Combined with that opportunity, consolidating sellers — in order to achieve better economies of scale around supply chains, marketing tools and analytics, and more — is also big business. Olsam, citing estimates from Marketplace Pulse, said that some $7 billion has been spent cumulatively on acquiring these businesses, and there are more out there: Olsam estimates that there are some 3,000 businesses in the UK alone making more than $1 million each in sales on Amazon’s platform.
And to be clear, there are a number of other roll-up startups beyond Heroes also eyeing up that opportunity. Raising hundreds of millions of dollars in aggregate, others have made moves this year include Suma Brands ($150 million); Elevate Brands ($250 million); Perch ($775 million); factory14 ($200 million); Thrasio (currently probably the biggest of them all in terms of reach and money raised and ambitions), Heyday, The Razor Group, Branded, SellerX, Berlin Brands Group (X2), Benitago, Latin America’s Valoreo and Rainforest and Una Brands out of Asia.
Sure, there may be room for all of these, and many more, to move into the roll-up opportunity, but it’s a more complicated equation in the longer run.
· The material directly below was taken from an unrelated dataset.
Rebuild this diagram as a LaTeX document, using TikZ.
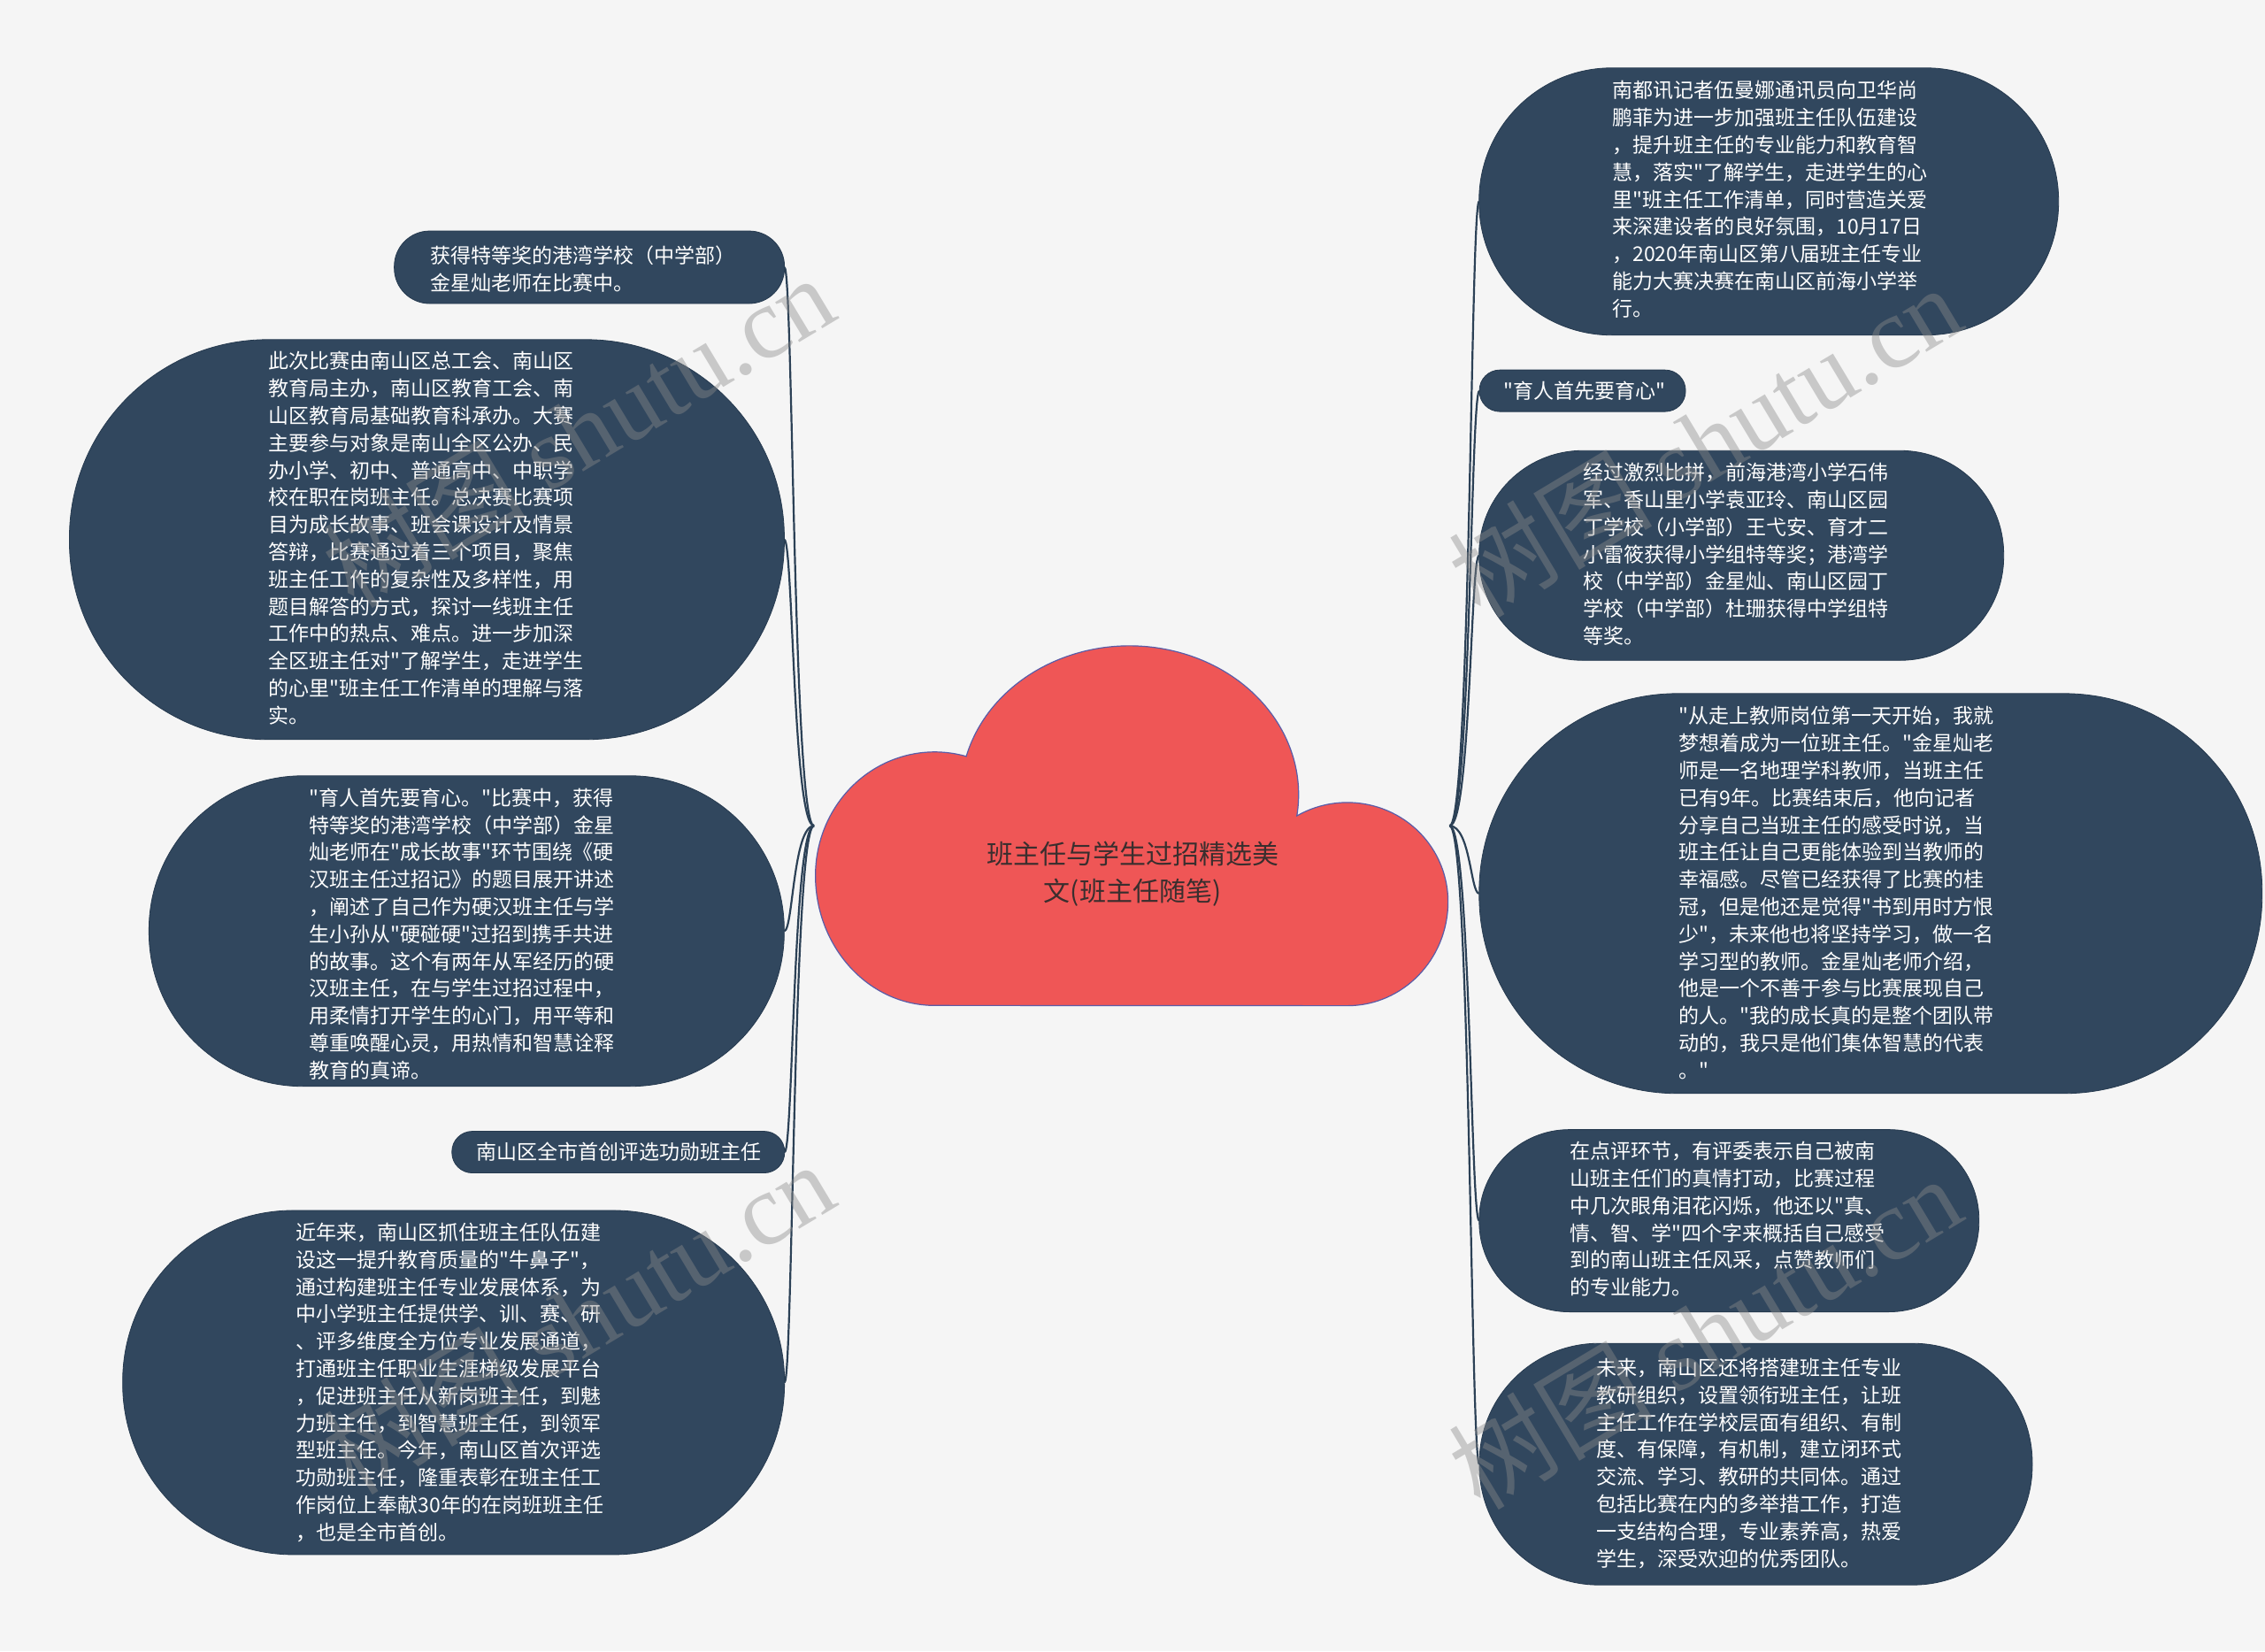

That is one reason why so many of these companies also emphasize their organizational, M&A, and marketplace expertise: at the end of the day, the technology these well-capitalized startups build will only be as good as the merchants they manage to buy, and the business plans they subsequently execute around their conglomerations.
“The senior team behind Olsam is what makes this business truly unique,” said Angermayer in a statement. “Having all been successful in building and selling their own brands within the market and having worked for Amazon in their marketplace team – their understanding of this space is exceptional.”